When I was a kid, the church I went to had a Holiday Fair every November. It was our big fundraiser. There’d be booths set up in the Parish Hall selling all sorts of things (except the one booth that sold cheeses and sausages – for some reason the guy who ran that booth always made sure to sell out his supply ahead of time so all he had to do was wait for people to pick up their orders, and nobody could ever convince him to order more for walk-in customers) and a midway down in the basement, and special dinners both nights – spaghetti on Friday and roast beef on Saturday.

I was always on clean-up for the dinners, so even when I hadn’t spent the day down at the Fair I still had to get there by around 4pm, which was getting dark at that time of year.

One year when I was around 14 or 15 I set out on foot to get to the church for my clean-up shift. It wasn’t a bad walk, really – maybe three-quarters of a mile or so, and the route took me past one of the neighborhood parks, which had a good-sized creek burbling through it. This particular year as I approached the park I heard the sharp sound of bagpipes carrying through the gathering gloom.

It was a chilly afternoon, with a fading grey light that still held the bare limbs of the trees, and the pipes called over the creek and escorted me on my way, at once lonely and beautiful.

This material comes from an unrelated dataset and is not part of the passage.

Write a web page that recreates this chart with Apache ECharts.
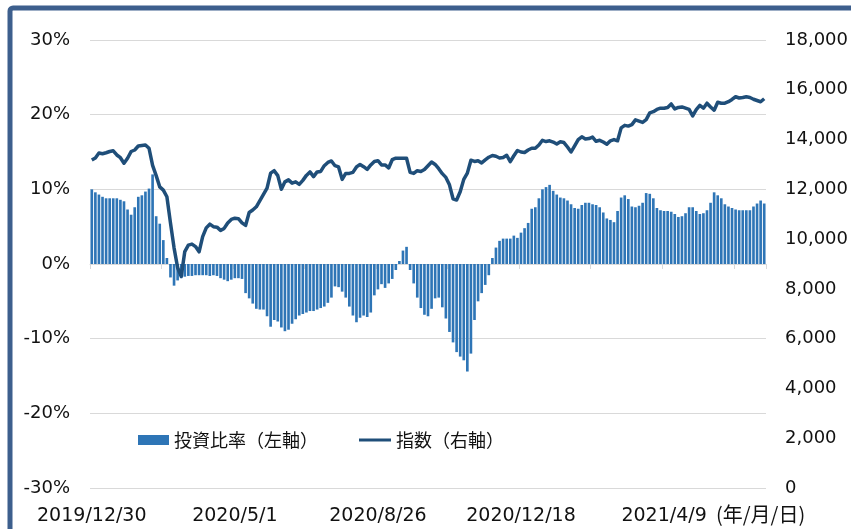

You remember a moment like that.

My friend Bob and I later tracked the piper down. He struck us as an old guy then, though I doubt he was much older than I am now. He was learning the bagpipes and his wife had exiled him from the house for his practice sessions, a not unreasonable demand when you think about it. Remember the old Scottish proverb – “Lord save ye from a beginner on the pipes.”

I don’t know if that’s an actual Scottish proverb, but I’m guessing it should be.

Exiled but determined, he had found an isolated spot on the other side of the creek and would practice there from time to time, and it was just luck that I first heard him that crisp fall day.  I don't think we ever got his name, and we only found him the one time, several months after the Fair.

But I still think of him and his bagpipes, every November without fail.